=== Aim of the task ===
Exactly as written, write out the lines below from the first to the one containing "const yTitle = 'Visibilty';", inclusive. Pictures do not belong in the copy.

=== Data excerpt ===

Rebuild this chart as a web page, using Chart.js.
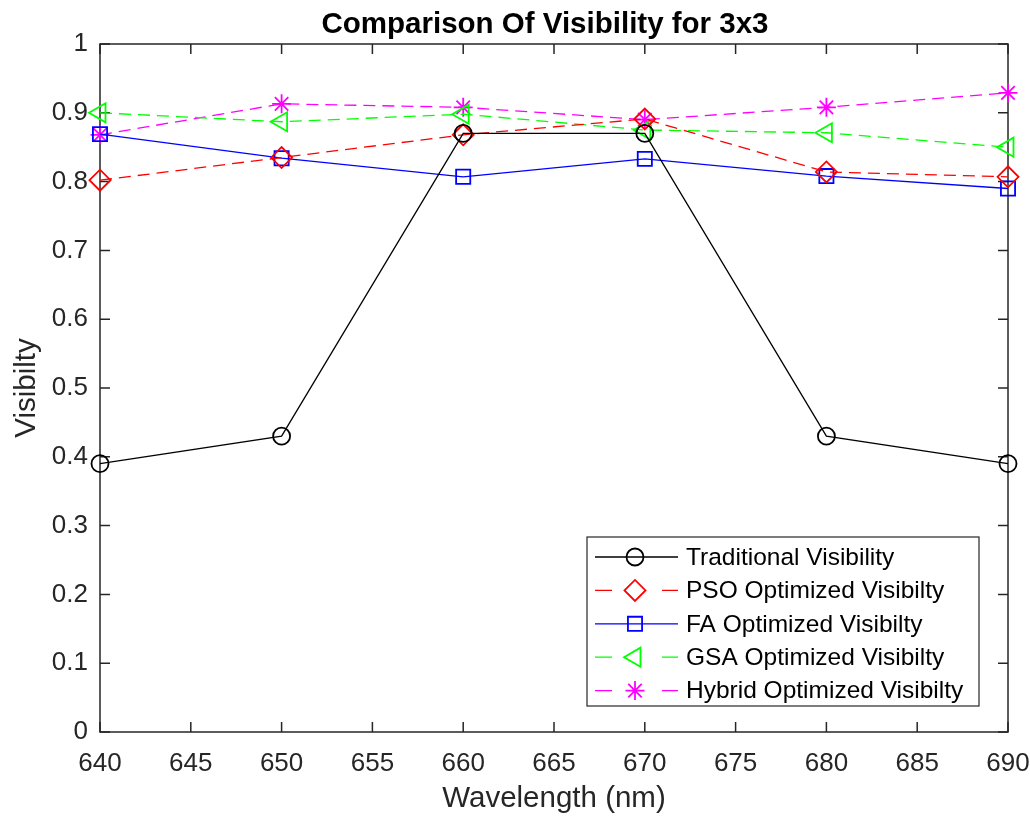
<!DOCTYPE html>
<html>
<head>
<meta charset="utf-8">
<script src="https://cdn.jsdelivr.net/npm/chart.js@4/dist/chart.umd.min.js"></script>
<style>
  html, body { margin: 0; padding: 0; background: #fff; }
  #wrap { width: 1030px; height: 816px; }
</style>
</head>
<body>
<div id="wrap"><canvas id="visChart" width="1030" height="816"></canvas></div>
<script>
// values
const wavelengths = [640, 650, 660, 670, 680, 690];
const traditional = [0.39, 0.43, 0.87, 0.87, 0.43, 0.39];
const psoVis = [0.802, 0.835, 0.868, 0.891, 0.814, 0.807];
const faVis = [0.869, 0.834, 0.807, 0.833, 0.808, 0.790];
const gsaVis = [0.900, 0.887, 0.898, 0.875, 0.871, 0.850];
const hybridVis = [0.868, 0.913, 0.908, 0.890, 0.908, 0.929];

const xTicks = [640, 645, 650, 655, 660, 665, 670, 675, 680, 685, 690];
const yTicks = [0, 0.1, 0.2, 0.3, 0.4, 0.5, 0.6, 0.7, 0.8, 0.9, 1];

const titleText = 'Comparison Of Visibility for 3x3';
const xTitle = 'Wavelength (nm)';
const yTitle = 'Visibilty';

const FONT = '"Liberation Sans", Arial, Helvetica, sans-serif';
const AXIS_COLOR = '#262626';

const toPoints = (vals) => vals.map((v, i) => ({ x: wavelengths[i], y: v }));

function series(label, vals, color, style, radius, dash, rotation) {
  return {
    label,
    data: toPoints(vals),
    borderColor: color,
    borderWidth: 1.3,
    borderDash: dash,
    pointStyle: style,
    pointRadius: radius,
    pointHoverRadius: radius,
    pointRotation: rotation || 0,
    pointBorderColor: color,
    pointBackgroundColor: 'rgba(0,0,0,0)',
    pointBorderWidth: 1.8,
    tension: 0,
    fill: false,
    clip: false,
  };
}

const datasets = [
  series('Traditional Visibility', traditional, '#000000', 'circle', 8.5, []),
  series('PSO Optimized Visibilty', psoVis, '#ff0000', 'rectRot', 10.5, [12, 7]),
  series('FA Optimized Visibilty', faVis, '#0000ff', 'rect', 10, []),
  series('GSA Optimized Visibilty', gsaVis, '#00ff00', 'triangle', 11, [12, 7], -90),
  series('Hybrid Optimized Visibilty', hybridVis, '#ff00ff', 'star', 9.5, [12, 7]),
];

function marker(ctx, ds, x, y) {
  ctx.save();
  ctx.strokeStyle = ds.pointBorderColor;
  ctx.fillStyle = 'rgba(0,0,0,0)';
  ctx.lineWidth = ds.pointBorderWidth;
  ctx.setLineDash([]);
  Chart.helpers.drawPoint(ctx, {
    pointStyle: ds.pointStyle,
    radius: ds.pointRadius,
    rotation: ds.pointRotation,
    borderWidth: ds.pointBorderWidth,
  }, x, y);
  ctx.restore();
}

// MATLAB-like box, inward ticks, labels, title and legend
const matlabFrame = {
  id: 'matlabFrame',
  beforeDatasetsDraw(chart) {
    const { ctx, chartArea: a, scales } = chart;
    ctx.save();
    ctx.strokeStyle = AXIS_COLOR;
    ctx.lineWidth = 1.5;
    ctx.strokeRect(a.left, a.top, a.right - a.left, a.bottom - a.top);
    ctx.beginPath();
    const tl = 10;
    xTicks.forEach(v => {
      const px = scales.x.getPixelForValue(v);
      ctx.moveTo(px, a.bottom); ctx.lineTo(px, a.bottom - tl);
      ctx.moveTo(px, a.top); ctx.lineTo(px, a.top + tl);
    });
    yTicks.forEach(v => {
      const py = scales.y.getPixelForValue(v);
      ctx.moveTo(a.left, py); ctx.lineTo(a.left + tl, py);
      ctx.moveTo(a.right, py); ctx.lineTo(a.right - tl, py);
    });
    ctx.stroke();
    ctx.restore();
  },
  afterDatasetsDraw(chart) {
    const { ctx, chartArea: a } = chart;
    ctx.save();
    // title
    ctx.fillStyle = '#000';
    ctx.font = 'bold 29.5px ' + FONT;
    ctx.textAlign = 'center';
    ctx.textBaseline = 'alphabetic';
    ctx.fillText(titleText, (a.left + a.right) / 2 - 9, 33);
    // axis titles
    ctx.fillStyle = AXIS_COLOR;
    ctx.font = '29.5px ' + FONT;
    ctx.fillText(xTitle, (a.left + a.right) / 2, 807);
    ctx.save();
    ctx.translate(35, (a.top + a.bottom) / 2);
    ctx.rotate(-Math.PI / 2);
    ctx.fillText(yTitle, 0, 0);
    ctx.restore();

    // legend box
    const bw = 392, bh = 169;
    const bx = a.right - 29 - bw, by = a.bottom - 26 - bh;
    ctx.fillStyle = '#fff';
    ctx.fillRect(bx, by, bw, bh);
    ctx.strokeStyle = AXIS_COLOR;
    ctx.lineWidth = 1.2;
    ctx.strokeRect(bx, by, bw, bh);
    ctx.font = '24.5px ' + FONT;
    ctx.textAlign = 'left';
    ctx.textBaseline = 'middle';
    chart.data.datasets.forEach((ds, i) => {
      const cy = by + 20 + i * 33.4;
      ctx.strokeStyle = ds.borderColor;
      ctx.lineWidth = ds.borderWidth;
      ctx.setLineDash([]);
      ctx.beginPath();
      if (ds.borderDash.length) {
        ctx.moveTo(bx + 8, cy); ctx.lineTo(bx + 25, cy);
        ctx.moveTo(bx + 75, cy); ctx.lineTo(bx + 91, cy);
      } else {
        ctx.moveTo(bx + 8, cy); ctx.lineTo(bx + 91, cy);
      }
      ctx.stroke();
      marker(ctx, ds, bx + 48, cy);
      ctx.fillStyle = '#000';
      ctx.fillText(ds.label, bx + 99, cy + 1);
    });
    ctx.restore();
  }
};

const chart = new Chart(document.getElementById('visChart').getContext('2d'), {
  type: 'line',
  data: { datasets },
  plugins: [matlabFrame],
  options: {
    responsive: false,
    animation: false,
    events: [],
    layout: { padding: { top: 44, right: 22, left: 0, bottom: 0 } },
    plugins: {
      legend: { display: false },
      title: { display: false },
      tooltip: { enabled: false },
    },
    scales: {
      x: {
        type: 'linear',
        min: 640,
        max: 690,
        afterBuildTicks: (s) => { s.ticks = xTicks.map(v => ({ value: v })); },
        afterFit: (s) => { s.height = 84; s.paddingLeft = 0; s.paddingRight = 0; },
        grid: { display: false, drawTicks: false },
        border: { display: false },
        ticks: {
          color: AXIS_COLOR,
          font: { family: FONT, size: 26 },
          padding: 16,
          maxRotation: 0,
          autoSkip: false,
        },
      },
      y: {
        min: 0,
        max: 1,
        afterBuildTicks: (s) => { s.ticks = yTicks.map(v => ({ value: v })); },
        afterFit: (s) => { s.width = 100; s.paddingTop = 0; s.paddingBottom = 0; },
        grid: { display: false, drawTicks: false },
        border: { display: false },
        ticks: {
          color: AXIS_COLOR,
          font: { family: FONT, size: 26 },
          padding: 12,
          autoSkip: false,
          callback: (v) => String(Math.round(v * 10) / 10),
        },
      },
    },
  },
});
</script>
</body>
</html>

=== Task response ===
Rebuild this chart as a web page, using Chart.js.
<!DOCTYPE html>
<html>
<head>
<meta charset="utf-8">
<script src="https://cdn.jsdelivr.net/npm/chart.js@4/dist/chart.umd.min.js"></script>
<style>
  html, body { margin: 0; padding: 0; background: #fff; }
  #wrap { width: 1030px; height: 816px; }
</style>
</head>
<body>
<div id="wrap"><canvas id="visChart" width="1030" height="816"></canvas></div>
<script>
// values
const wavelengths = [640, 650, 660, 670, 680, 690];
const traditional = [0.39, 0.43, 0.87, 0.87, 0.43, 0.39];
const psoVis = [0.802, 0.835, 0.868, 0.891, 0.814, 0.807];
const faVis = [0.869, 0.834, 0.807, 0.833, 0.808, 0.790];
const gsaVis = [0.900, 0.887, 0.898, 0.875, 0.871, 0.850];
const hybridVis = [0.868, 0.913, 0.908, 0.890, 0.908, 0.929];

const xTicks = [640, 645, 650, 655, 660, 665, 670, 675, 680, 685, 690];
const yTicks = [0, 0.1, 0.2, 0.3, 0.4, 0.5, 0.6, 0.7, 0.8, 0.9, 1];

const titleText = 'Comparison Of Visibility for 3x3';
const xTitle = 'Wavelength (nm)';
const yTitle = 'Visibilty';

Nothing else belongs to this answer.